- [EXERCISE PROMPT]: Retype the lines beneath this one, from the first through the line containing "1.226, 1.165, 1.267];". Pictures are left out.
-- START OF INFORMATION SHOWN --
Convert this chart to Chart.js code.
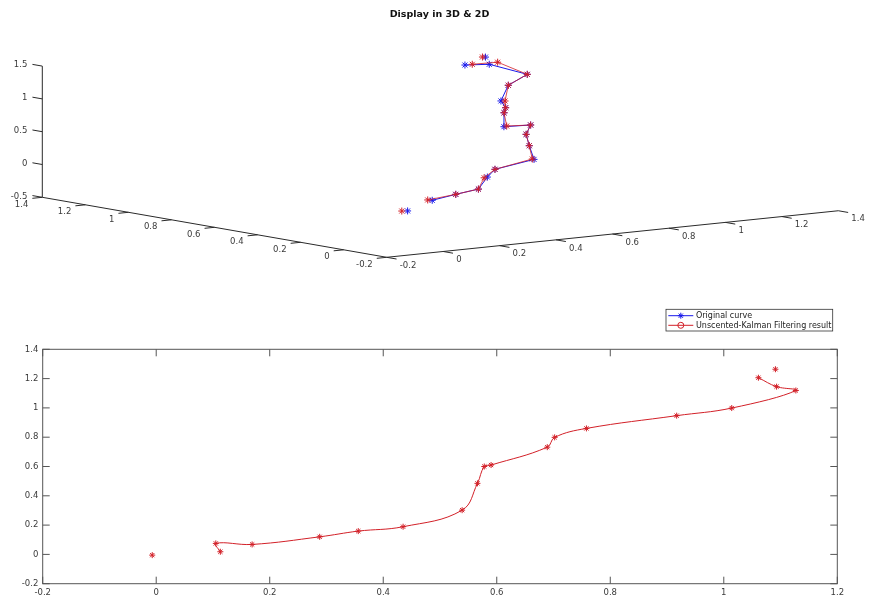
<!DOCTYPE html>
<html>
<head>
<meta charset="utf-8">
<script src="https://cdn.jsdelivr.net/npm/chart.js@4.4.0/dist/chart.umd.min.js"></script>
<style>
  html, body { margin: 0; padding: 0; background: #fff; }
  #wrap { position: relative; width: 869px; height: 601px; overflow: hidden; }
  #top3d { position: absolute; left: 0; top: 0; }
  #bottom2d { position: absolute; left: 0; top: 290px; }
</style>
</head>
<body>
<div id="wrap">
  <canvas id="top3d" width="869" height="290"></canvas>
  <canvas id="bottom2d" width="869" height="311"></canvas>
</div>
<script>
// Upper axes: 3D curve (x runs to the right, y to the left, z up)
const origX = [-0.007, 0.11, 0.288, 0.356, 0.435, 0.539, 0.566, 0.585, 0.689, 0.702, 0.73, 0.758, 0.83, 0.917, 1.014, 1.127, 1.093, 1.061, 1.091];
const origY = [-0.044, -0.005, 0.119, 0.103, 0.165, 0.266, 0.12, 0.167, 0.318, 0.314, 0.475, 0.511, 0.598, 0.734, 0.827, 0.887, 1.019, 1.09, 1.034];
const origZ = [0.032, 0.12, 0.061, 0.12, 0.233, 0.247, 0.47, 0.643, 0.684, 0.823, 0.692, 0.872, 0.867, 0.854, 0.997, 1.079, 1.172, 1.134, 1.274];

const filtX = [-0.007, 0.11, 0.288, 0.356, 0.435, 0.539, 0.566, 0.585, 0.689, 0.702, 0.73, 0.758, 0.83, 0.917, 1.014, 1.127, 1.093, 1.061, 1.091];
const filtY = [-0.017, 0.016, 0.119, 0.103, 0.18, 0.266, 0.128, 0.167, 0.318, 0.314, 0.462, 0.511, 0.598, 0.715, 0.827, 0.887, 0.98, 1.056, 1.048];
const filtZ = [0.015, 0.113, 0.061, 0.12, 0.213, 0.247, 0.471, 0.643, 0.684, 0.823, 0.71, 0.872, 0.867, 0.864, 0.997, 1.079, 1.226, 1.165, 1.267];

// Lower axes: 2D view of the filtered result
const planeX = [-0.007, 0.113, 0.105, 0.169, 0.288, 0.356, 0.435, 0.539, 0.566, 0.578, 0.590, 0.689, 0.702, 0.758, 0.917, 1.014, 1.127, 1.093, 1.061, 1.091];
const planeY = [-0.005, 0.018, 0.075, 0.068, 0.120, 0.159, 0.189, 0.302, 0.485, 0.600, 0.610, 0.732, 0.799, 0.860, 0.947, 0.999, 1.119, 1.145, 1.206, 1.264];

// tick labels
const xTicks3d = [-0.2, 0, 0.2, 0.4, 0.6, 0.8, 1, 1.2, 1.4];
const yTicks3d = [-0.2, 0, 0.2, 0.4, 0.6, 0.8, 1, 1.2, 1.4];
const zTicks3d = [-0.5, 0, 0.5, 1, 1.5];
const xTicks2d = [-0.2, 0, 0.2, 0.4, 0.6, 0.8, 1, 1.2];
const yTicks2d = [-0.2, 0, 0.2, 0.4, 0.6, 0.8, 1, 1.2, 1.4];

const seriesNames = ['Original curve', 'Unscented-Kalman Filtering result'];
const titleText = 'Display in 3D & 2D';

const BLUE = 'rgb(25,25,235)';
const RED = 'rgb(210,32,40)';
const AXIS = '#2a2a2a';
const LABEL = '#3a3a3a';
const FONT = '"DejaVu Sans", sans-serif';

// view of the 3D box: screen direction of one unit along each data axis
const viewX = [2.8225, 0.291];
const viewY = [-2.1525, 0.375];
const viewZ = [0, 0.656];
const boxMin = [xTicks3d[0], yTicks3d[0], zTicks3d[0]];

function project(x, y, z) {
    const dx = x - boxMin[0], dy = y - boxMin[1], dz = z - boxMin[2];
    return {
        x: dx * viewX[0] + dy * viewY[0] + dz * viewZ[0],
        y: dx * viewX[1] + dy * viewY[1] + dz * viewZ[1]
    };
}

function toPoints(xs, ys, zs) {
    return xs.map((x, i) => project(x, ys[i], zs[i]));
}

// first and last samples are not joined to the curve
function hideEnds(n, color) {
    return ctx => (ctx.p0DataIndex === 0 || ctx.p1DataIndex === n - 1) ? 'rgba(0,0,0,0)' : color;
}

function drawStar(ctx, x, y, r) {
    const d = r * Math.SQRT1_2;
    ctx.beginPath();
    ctx.moveTo(x - r, y); ctx.lineTo(x + r, y);
    ctx.moveTo(x, y - r); ctx.lineTo(x, y + r);
    ctx.moveTo(x - d, y - d); ctx.lineTo(x + d, y + d);
    ctx.moveTo(x - d, y + d); ctx.lineTo(x + d, y - d);
    ctx.stroke();
}

const axes3d = {
    id: 'axes3d',
    beforeDatasetsDraw(chart) {
        const { ctx } = chart;
        const sx = chart.scales.x, sy = chart.scales.y;
        const px = p => ({ x: sx.getPixelForValue(p.x), y: sy.getPixelForValue(p.y) });
        const x0 = xTicks3d[0], x1 = xTicks3d[xTicks3d.length - 1];
        const y0 = yTicks3d[0], y1 = yTicks3d[yTicks3d.length - 1];
        const z0 = zTicks3d[0], z1 = zTicks3d[zTicks3d.length - 1];

        const seg = (a, b) => {
            ctx.beginPath();
            ctx.moveTo(a.x, a.y);
            ctx.lineTo(b.x, b.y);
            ctx.stroke();
        };
        const unit = (a, b) => {
            const dx = b.x - a.x, dy = b.y - a.y, len = Math.hypot(dx, dy);
            return { x: dx / len, y: dy / len };
        };
        const o = px(project(x0, y0, z0));
        const dirX = unit(o, px(project(x1, y0, z0)));
        const dirY = unit(o, px(project(x0, y1, z0)));
        const tl = 10;

        ctx.save();
        ctx.strokeStyle = AXIS;
        ctx.lineWidth = 1;
        seg(o, px(project(x1, y0, z0)));
        seg(o, px(project(x0, y1, z0)));
        seg(px(project(x0, y1, z0)), px(project(x0, y1, z1)));

        ctx.font = '8.5px ' + FONT;
        ctx.fillStyle = LABEL;
        ctx.textBaseline = 'middle';

        // x axis (right)
        ctx.textAlign = 'left';
        xTicks3d.forEach(v => {
            const p = px(project(v, y0, z0));
            seg(p, { x: p.x - dirY.x * tl, y: p.y - dirY.y * tl });
            ctx.fillText(String(v), p.x + 13, p.y + 8.5);
        });
        // y axis (left)
        ctx.textAlign = 'right';
        yTicks3d.forEach(v => {
            const p = px(project(x0, v, z0));
            seg(p, { x: p.x - dirX.x * tl, y: p.y - dirX.y * tl });
            ctx.fillText(String(v), p.x - 14, p.y + 7);
        });
        // z axis (vertical)
        zTicks3d.forEach(v => {
            const p = px(project(x0, y1, v));
            seg(p, { x: p.x + dirY.x * tl, y: p.y + dirY.y * tl });
            ctx.fillText(String(v), p.x - 15, p.y - 1);
        });
        ctx.restore();
    }
};

const box2d = {
    id: 'box2d',
    afterDatasetsDraw(chart) {
        const { ctx, chartArea: a } = chart;
        const sx = chart.scales.x, sy = chart.scales.y;
        const tl = 7;
        ctx.save();
        ctx.strokeStyle = '#555';
        ctx.lineWidth = 1;
        ctx.strokeRect(a.left, a.top, a.right - a.left, a.bottom - a.top);
        ctx.beginPath();
        xTicks2d.forEach(v => {
            const x = sx.getPixelForValue(v);
            ctx.moveTo(x, a.bottom); ctx.lineTo(x, a.bottom - tl);
            ctx.moveTo(x, a.top); ctx.lineTo(x, a.top + tl);
        });
        yTicks2d.forEach(v => {
            const y = sy.getPixelForValue(v);
            ctx.moveTo(a.left, y); ctx.lineTo(a.left + tl, y);
            ctx.moveTo(a.right, y); ctx.lineTo(a.right - tl, y);
        });
        ctx.stroke();

        // legend box
        const lx = 666, ly = 19.3, lw = 166.7, lh = 21.7;
        ctx.fillStyle = '#fff';
        ctx.fillRect(lx, ly, lw, lh);
        ctx.strokeStyle = '#333';
        ctx.lineWidth = 0.8;
        ctx.strokeRect(lx, ly, lw, lh);
        const rows = [
            { name: seriesNames[0], color: BLUE, marker: 'star' },
            { name: seriesNames[1], color: RED, marker: 'circle' }
        ];
        ctx.font = '8px ' + FONT;
        ctx.textAlign = 'left';
        ctx.textBaseline = 'middle';
        rows.forEach((r, i) => {
            const y = ly + 6.4 + i * 9.6;
            ctx.strokeStyle = r.color;
            ctx.lineWidth = 1;
            ctx.beginPath();
            ctx.moveTo(lx + 2.3, y); ctx.lineTo(lx + 27.3, y);
            ctx.stroke();
            if (r.marker === 'star') {
                drawStar(ctx, lx + 14.8, y, 3);
            } else {
                ctx.beginPath();
                ctx.arc(lx + 14.8, y, 3, 0, Math.PI * 2);
                ctx.stroke();
            }
            ctx.fillStyle = '#222';
            ctx.fillText(r.name, lx + 30, y + 0.5);
        });
        ctx.restore();
    }
};

new Chart(document.getElementById('top3d'), {
    type: 'scatter',
    data: {
        datasets: [{
            label: seriesNames[1],
            data: toPoints(filtX, filtY, filtZ),
            showLine: true,
            borderColor: RED,
            borderWidth: 0.8,
            pointStyle: 'star',
            pointRadius: 3.5,
            pointBorderColor: RED,
            pointBorderWidth: 1,
            order: 0,
            segment: { borderColor: hideEnds(filtX.length, RED) }
        }, {
            label: seriesNames[0],
            data: toPoints(origX, origY, origZ),
            showLine: true,
            borderColor: BLUE,
            borderWidth: 1,
            pointStyle: 'star',
            pointRadius: 3.5,
            pointBorderColor: BLUE,
            pointBorderWidth: 1,
            order: 1,
            segment: { borderColor: hideEnds(origX.length, BLUE) }
        }]
    },
    options: {
        responsive: false,
        animation: false,
        devicePixelRatio: 1,
        layout: { padding: { left: 10, right: 0, top: 0, bottom: 0 }, autoPadding: false },
        plugins: {
            legend: { display: false },
            tooltip: { enabled: false },
            title: {
                display: true,
                text: titleText,
                color: '#111',
                font: { family: FONT, size: 9.5, weight: 'bold' },
                padding: { top: 8.6, bottom: 4 }
            }
        },
        scales: {
            x: { type: 'linear', display: false, min: -3.767, max: 4.823 },
            y: { type: 'linear', display: false, min: -0.327, max: 2.333 }
        }
    },
    plugins: [axes3d]
});

new Chart(document.getElementById('bottom2d'), {
    type: 'scatter',
    data: {
        datasets: [{
            label: 'curve',
            data: planeX.slice(1, -1).map((x, i) => ({ x: x, y: planeY[i + 1] })),
            showLine: true,
            tension: 0.4,
            borderColor: RED,
            borderWidth: 1,
            pointRadius: 0,
            order: 1
        }, {
            label: 'points',
            data: planeX.map((x, i) => ({ x: x, y: planeY[i] })),
            showLine: false,
            pointStyle: 'star',
            pointRadius: 3,
            pointBorderColor: RED,
            pointBorderWidth: 1,
            order: 0
        }]
    },
    options: {
        responsive: false,
        animation: false,
        devicePixelRatio: 1,
        layout: { padding: { left: 0, right: 31.7, top: 59.3, bottom: 0 }, autoPadding: false },
        plugins: { legend: { display: false }, tooltip: { enabled: false } },
        scales: {
            x: {
                type: 'linear',
                min: xTicks2d[0],
                max: xTicks2d[xTicks2d.length - 1],
                afterBuildTicks: s => { s.ticks = xTicks2d.map(v => ({ value: v })); },
                afterFit: s => { s.height = 17.3; },
                grid: { display: false, drawTicks: false },
                border: { display: false },
                ticks: {
                    font: { family: FONT, size: 8.5 },
                    color: LABEL,
                    padding: 4,
                    maxRotation: 0,
                    autoSkip: false,
                    callback: v => String(v)
                }
            },
            y: {
                type: 'linear',
                min: yTicks2d[0],
                max: yTicks2d[yTicks2d.length - 1],
                afterBuildTicks: s => { s.ticks = yTicks2d.map(v => ({ value: v })); },
                afterFit: s => { s.width = 42.7; },
                grid: { display: false, drawTicks: false },
                border: { display: false },
                ticks: {
                    font: { family: FONT, size: 8.5 },
                    color: LABEL,
                    padding: 4.4,
                    autoSkip: false,
                    callback: v => String(v)
                }
            }
        }
    },
    plugins: [box2d]
});
</script>
</body>
</html>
-- END OF INFORMATION SHOWN --
- [ANSWER TO THIS PROBLEM]:
Convert this chart to Chart.js code.
<!DOCTYPE html>
<html>
<head>
<meta charset="utf-8">
<script src="https://cdn.jsdelivr.net/npm/chart.js@4.4.0/dist/chart.umd.min.js"></script>
<style>
  html, body { margin: 0; padding: 0; background: #fff; }
  #wrap { position: relative; width: 869px; height: 601px; overflow: hidden; }
  #top3d { position: absolute; left: 0; top: 0; }
  #bottom2d { position: absolute; left: 0; top: 290px; }
</style>
</head>
<body>
<div id="wrap">
  <canvas id="top3d" width="869" height="290"></canvas>
  <canvas id="bottom2d" width="869" height="311"></canvas>
</div>
<script>
// Upper axes: 3D curve (x runs to the right, y to the left, z up)
const origX = [-0.007, 0.11, 0.288, 0.356, 0.435, 0.539, 0.566, 0.585, 0.689, 0.702, 0.73, 0.758, 0.83, 0.917, 1.014, 1.127, 1.093, 1.061, 1.091];
const origY = [-0.044, -0.005, 0.119, 0.103, 0.165, 0.266, 0.12, 0.167, 0.318, 0.314, 0.475, 0.511, 0.598, 0.734, 0.827, 0.887, 1.019, 1.09, 1.034];
const origZ = [0.032, 0.12, 0.061, 0.12, 0.233, 0.247, 0.47, 0.643, 0.684, 0.823, 0.692, 0.872, 0.867, 0.854, 0.997, 1.079, 1.172, 1.134, 1.274];

const filtX = [-0.007, 0.11, 0.288, 0.356, 0.435, 0.539, 0.566, 0.585, 0.689, 0.702, 0.73, 0.758, 0.83, 0.917, 1.014, 1.127, 1.093, 1.061, 1.091];
const filtY = [-0.017, 0.016, 0.119, 0.103, 0.18, 0.266, 0.128, 0.167, 0.318, 0.314, 0.462, 0.511, 0.598, 0.715, 0.827, 0.887, 0.98, 1.056, 1.048];
const filtZ = [0.015, 0.113, 0.061, 0.12, 0.213, 0.247, 0.471, 0.643, 0.684, 0.823, 0.71, 0.872, 0.867, 0.864, 0.997, 1.079, 1.226, 1.165, 1.267];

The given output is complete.